J.-Y. C. : Sur l’euroscepticisme, depuis ce matin j’entends beaucoup dire : c’est les partisans de la sortie de l’Europe qui ont gagné. Mais le FPÖ n’est pas le parti de droite nationaliste le plus hostile à l’Union européenne, ce n’a jamais été la priorité de son agenda, et c’est en cela par exemple qu’il diffère de Marine Le Pen, même s’il a avec le Front national d’excellentes relations. La question est celle du système politique dans son ensemble, c’est-à-dire d’un système politique qui est complétement verrouillé depuis quand même maintenant 70 ans, ce n’est pas tout à fait une mince affaire. D’hommes politiques aussi : je pense au chancelier Faymann et au vice-chancelier conservateur qui ne sont pas des personnalités charismatiques.
Norbert Hofer un candidat policé, et c’est ce qui fait qu’il a pu atteindre ce score
Il y a en Autriche, et on l’avait vu déjà à l’époque de Jörg Haider,un besoin de personnalité qui tranche par rapport aux hommes d’appareil qui se succèdent au pouvoir. Cela avait déjà était vrai dans les années 80 avec le chancelier socialiste Bruno Kreisky qui était quelqu’un qui débordait un petit peu du cadre rigide de la politique habituelle et avait un vrai coefficient personnel.
Hofer est un homme qui a effectivement des qualités personnelles qui n’a pas dérapé dans sa campagne et qui suscite une certaine sympathie, parce que c’est un homme qui est revenu en politique après un très grave accident de sport en 2003, qui l'a laissé partiellement handicapé. Voilà, on a l’impression de quelqu’un qui est courageux personnellement, c’est indiscutable, et qui s’intéresse au sort de ceux qui ont été victimes, comme lui, d’accidents. Il a beaucoup travaillé sur la question des handicapés, ce qui n’est pas un sujet sur lequel traditionnellement les hommes politiques parlent beaucoup. Quand c’est fait avec sincérité et compétence, cela amène un capital de sympathie. Et puis, il n’est pas aussi clivant que pouvait l’être Haider, il n’y a pas de déclarations sur le troisième Reich, pas de déclarations aux tonalités racistes ou antisémites, c’est un candidat policé, et c’est ce qui fait qu’il a pu atteindre ce score.

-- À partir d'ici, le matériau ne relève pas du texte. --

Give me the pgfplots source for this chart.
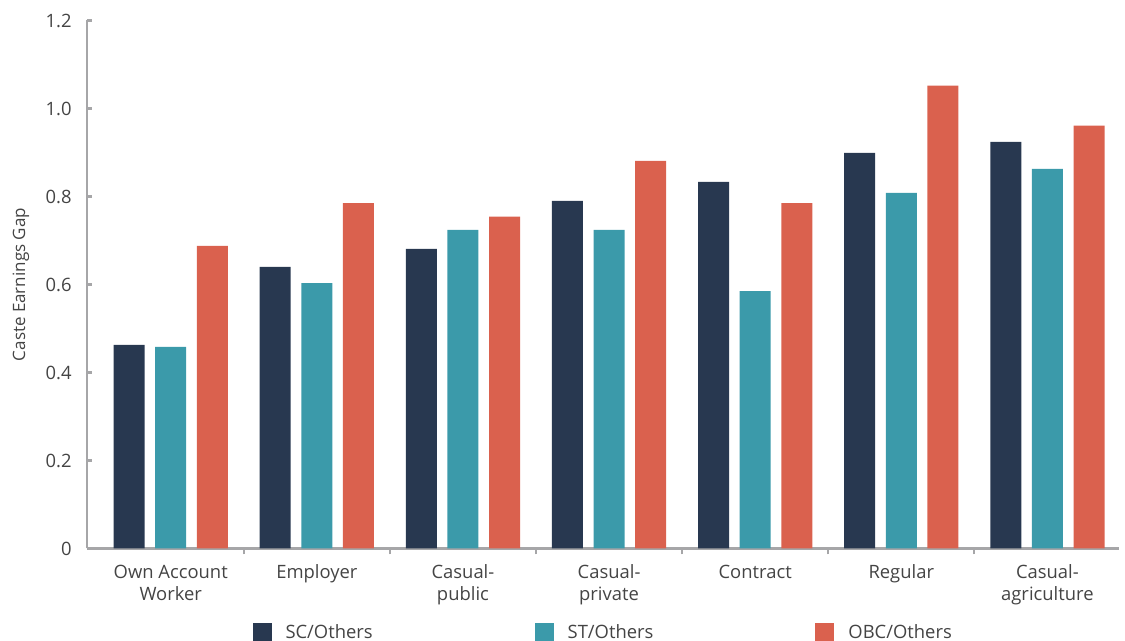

L’Autriche aujourd’hui est, vu sa géographie, en plein cœur de la question des réfugiés
RT France : Après la victoire du FPÖ au premier tour, pensez-vous que la tendance pourrait gagner la France avec le Front national ? Pourrait-il gagner encore plus de sympathisants à un an de la présidentielle en France ?
J.-Y. C. : Avoir plus de sympathisants c’est possible, mais cela ne suffit pas pour remporter l’élection présidentielle ou pour gouverner. Le problème du Front national c’est qu’il est tout seul. Donc il progresse mais il progresse tout seul. Le FPÖ a déjà été agrée comme partenaire de coalition par les deux principaux partis du pays, c’est une situation totalement différente. L’autre différence est liée à la question des réfugiés. L’Autriche aujourd’hui est, vu sa géographie, en plein cœur de la question des réfugiés, tout simplement parce que c’est sur la route de l’Allemagne. Le chancelier Faymann il n’y a pas très longtemps disait : «Nous ne voulons pas que l’Autriche devienne l’antichambre de l’Allemagne.» Cela donne bien la mesure de la situation. La France est en dehors des routes migratoires et n’accueille qu’un nombre restreint de réfugiés. Donc, c’est une problématique qui parle beaucoup moins à la population, donne moins d’inquiétude évidemment.